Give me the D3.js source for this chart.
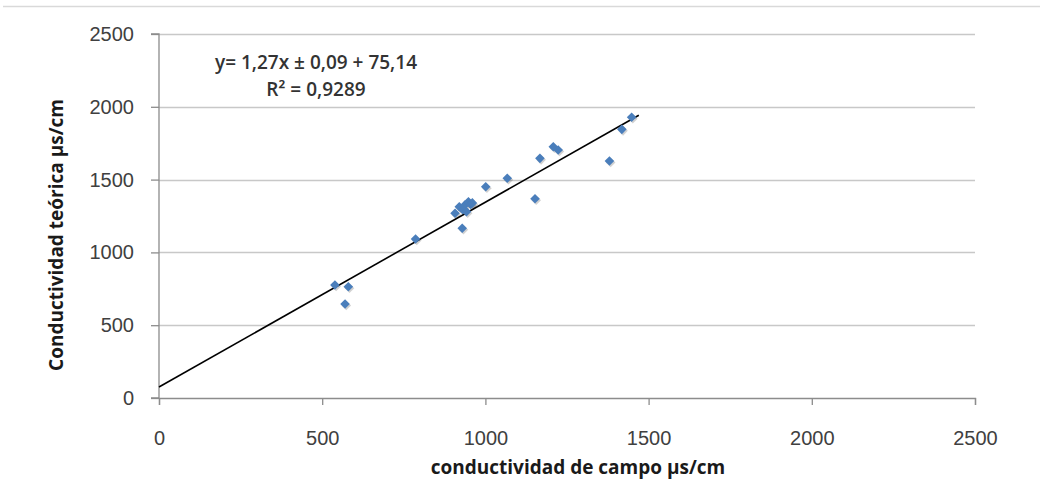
<!DOCTYPE html>
<html>
<head>
<meta charset="utf-8">
<script src="https://cdn.jsdelivr.net/npm/d3@7"></script>
<style>
  body { margin: 0; background: #fff; }
  svg { font-family: "Open Sans", "Noto Sans", sans-serif; }
</style>
</head>
<body>
<svg id="chart" width="1040" height="484"></svg>
<script>
// values
const campo = [539, 580, 570, 786, 929, 907, 920, 937, 948, 930, 955, 942, 960, 1001, 1067, 1152, 1167, 1208, 1223, 1380, 1418, 1448];
const teorica = [776, 764, 646, 1092, 1166, 1269, 1314, 1326, 1348, 1295, 1330, 1280, 1340, 1451, 1509, 1369, 1646, 1726, 1703, 1628, 1845, 1928];
const xTicks = [0, 500, 1000, 1500, 2000, 2500];
const yTicks = [0, 500, 1000, 1500, 2000, 2500];
const slope = 1.27, intercept = 75.14;
const trendRange = [0, 1470];
const eqLines = ['y= 1,27x ± 0,09 + 75,14', 'R² = 0,9289'];

const svg = d3.select('#chart');
const x = d3.scaleLinear().domain([0, 2500]).range([159, 975]);
const y = d3.scaleLinear().domain([0, 2500]).range([398, 34]);

// outer frame top edge
svg.append('line').attr('x1', 3).attr('x2', 1040).attr('y1', 6.5).attr('y2', 6.5)
  .attr('stroke', '#d9d9d9').attr('stroke-width', 1.5);

// gridlines
svg.append('g').selectAll('line').data(yTicks.slice(1)).join('line')
  .attr('x1', x(0)).attr('x2', x(2500))
  .attr('y1', d => Math.round(y(d)) + 0.5).attr('y2', d => Math.round(y(d)) + 0.5)
  .attr('stroke', '#c8c8c8').attr('stroke-width', 1.5);

// axes
const yAxis = svg.append('g').attr('transform', `translate(${x(0)},0)`)
  .call(d3.axisLeft(y).tickValues(yTicks).tickSize(8).tickPadding(17).tickFormat(d3.format('d')));
const xAxis = svg.append('g').attr('transform', `translate(0,${y(0)})`)
  .call(d3.axisBottom(x).tickValues(xTicks).tickSize(7).tickPadding(26).tickFormat(d3.format('d')));
[xAxis, yAxis].forEach(a => {
  a.select('.domain').attr('stroke', '#8c8c8c').attr('stroke-width', 1.3);
  a.selectAll('.tick line').attr('stroke', '#8c8c8c').attr('stroke-width', 1.3);
  a.selectAll('.tick text').attr('fill', '#404040').style('font-size', '20px');
});
yAxis.select('.domain').attr('d', `M-8,${y(2500)}H0V${y(0)}H-8`);

// trendline
svg.append('line')
  .attr('x1', x(trendRange[0])).attr('y1', y(slope * trendRange[0] + intercept))
  .attr('x2', x(trendRange[1])).attr('y2', y(slope * trendRange[1] + intercept))
  .attr('stroke', '#000').attr('stroke-width', 1.6);

// points
const diamond = d3.symbol().type(d3.symbolSquare).size(46);
const pts = svg.append('g');
pts.selectAll('path.sh').data(campo).join('path').attr('class', 'sh')
  .attr('d', diamond)
  .attr('transform', (d, i) => `translate(${x(d) + 1.2},${y(teorica[i]) + 1.5}) rotate(45)`)
  .attr('fill', '#000').attr('opacity', 0.18);
pts.selectAll('path.pt').data(campo).join('path').attr('class', 'pt')
  .attr('d', diamond)
  .attr('transform', (d, i) => `translate(${x(d)},${y(teorica[i])}) rotate(45)`)
  .attr('fill', '#4a7ebb');

// equation label
svg.append('g').selectAll('text').data(eqLines).join('text')
  .attr('x', 316).attr('y', (d, i) => 69 + i * 27)
  .attr('text-anchor', 'middle')
  .attr('fill', '#333').style('font-size', '19px').style('font-weight', 600)
  .text(d => d);

// axis titles
svg.append('text')
  .attr('x', 578).attr('y', 474)
  .attr('text-anchor', 'middle')
  .attr('fill', '#1a1a1a').style('font-size', '19px').style('font-weight', 'bold')
  .text('conductividad de campo µs/cm');
svg.append('text')
  .attr('transform', 'translate(63,235) rotate(-90)')
  .attr('text-anchor', 'middle')
  .attr('fill', '#1a1a1a').style('font-size', '19px').style('font-weight', 'bold')
  .text('Conductividad teórica µs/cm');
</script>
</body>
</html>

- [Prompt]
Tell how many lines contain the word "chart", using only the number.

- [Task response]
3